Subject: Re: How are technical writers perceived?
From: Bruce Byfield <bbyfield -at- axionet -dot- com>
To: "TECHWR-L" <techwr-l -at- lists -dot- raycomm -dot- com>
Date: Mon, 18 Mar 2002 11:14:12 -0800

Bonnie Granat (bgranat -at- editors-writers -dot- info) wrote:

It seems to me that some have contended that having technical knowledge about the current product is not enough. Instead, they seem to be saying,you must be almost as expert as the SMEs before you even start the job.It's that idea that I think is flawed.

This is where I'm not in agreement. While I don't hold the position described above, my view is closer to it than it is to Bonnie's.
True, expecting a writer coming into a job to be an expert is unrealistic. However, it certainly saves time, so naturally companies keep asking for it (although I'd be curious about how often they actually manage to find such writers - not often, I'd guess in many cases).

More importantly, while I recognize that writers often have to learn on the job, and often have to settle for less than perfect knowledge because of deadlines, I still hold that SME-level expertise should be the goal. My reason is simple: if you don't know the subject thoroughly, how can you write about it thoroughly? With partial knowledge, you may write docs that are, to a greater or less degree, adequate. But you are highly unlikely to write outstanding docs.
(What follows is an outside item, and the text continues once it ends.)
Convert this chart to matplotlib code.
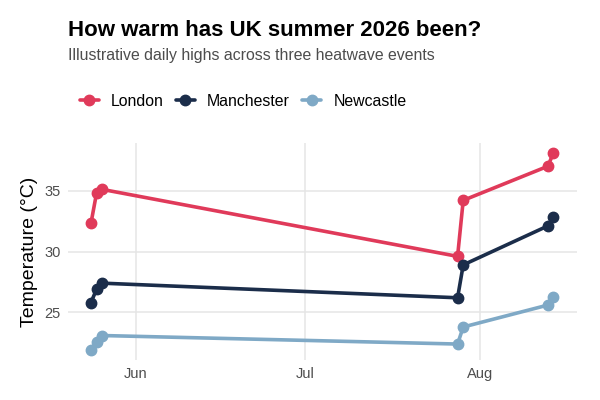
import numpy as np
import pandas as pd
import matplotlib
matplotlib.use("Agg")
import matplotlib.pyplot as plt
import matplotlib.dates as mdates

plt.rcParams['font.family'] = ['Liberation Sans', 'DejaVu Sans']

dates = pd.to_datetime([
	"2026-05-24", "2026-05-25", "2026-05-26",
	"2026-07-28", "2026-07-29",
	"2026-08-13", "2026-08-14",
])
london = [32.3, 34.8, 35.1, 29.6, 34.2, 37.0, 38.1]
manchester = [25.8, 26.9, 27.4, 26.2, 28.9, 32.1, 32.8]
newcastle = [21.9, 22.6, 23.1, 22.4, 23.8, 25.6, 26.3]

cities = ["London", "Manchester", "Newcastle"]
colors = ["#E03A5A", "#1B2D4A", "#7FA9C6"]

fig = plt.figure(figsize=(6, 4), dpi=100)
ax = fig.add_axes([0.113, 0.1, 0.848, 0.5425])

for name, vals, col in zip(cities, [london, manchester, newcastle], colors):
	ax.plot(dates, vals, color=col, lw=2.6, marker="o", ms=7.5, label=name,
		solid_capstyle="round", zorder=3)

# ggplot-style 5% padding
ax.margins(x=0.05, y=0.05)
ax.set_yticks([25, 30, 35])
ax.xaxis.set_major_locator(mdates.MonthLocator())
ax.xaxis.set_major_formatter(mdates.DateFormatter("%b"))

ax.grid(True, color="#E5E5E5", lw=1.1)
ax.set_axisbelow(True)
for s in ax.spines.values():
	s.set_visible(False)
ax.tick_params(length=0, labelsize=10.5, labelcolor="#4D4D4D", pad=5)
ax.set_ylabel("Temperature (°C)", fontsize=14, labelpad=5)

fig.text(0.113, 0.925, "How warm has UK summer 2026 been?", fontsize=16,
	fontweight="bold", va="center")
fig.text(0.113, 0.862, "Illustrative daily highs across three heatwave events",
	fontsize=11.4, color="#4D4D4D", va="center")

fig.legend(loc="center left", bbox_to_anchor=(0.133, 0.747), ncol=3,
	frameon=False, fontsize=11.4, handlelength=1.2, handletextpad=0.78,
	columnspacing=0.75, borderaxespad=0, borderpad=0)

fig.savefig("out.png", dpi=100)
All I know is that I prefer to aim for outstanding whenever possible. I don't claim to have ever reached that level, but aiming for it keeps my interest in the work strong - and, I suspect, makes my work better than if I aimed lower. For me (and I don't speak for anybody else, and I'm certainly judging anyone else), settling for enough knowledge to do the job feels like settling for mediocrity. I'm realistic enough to know that I sometimes have to, but I'm also idealistic enough to prefer not to.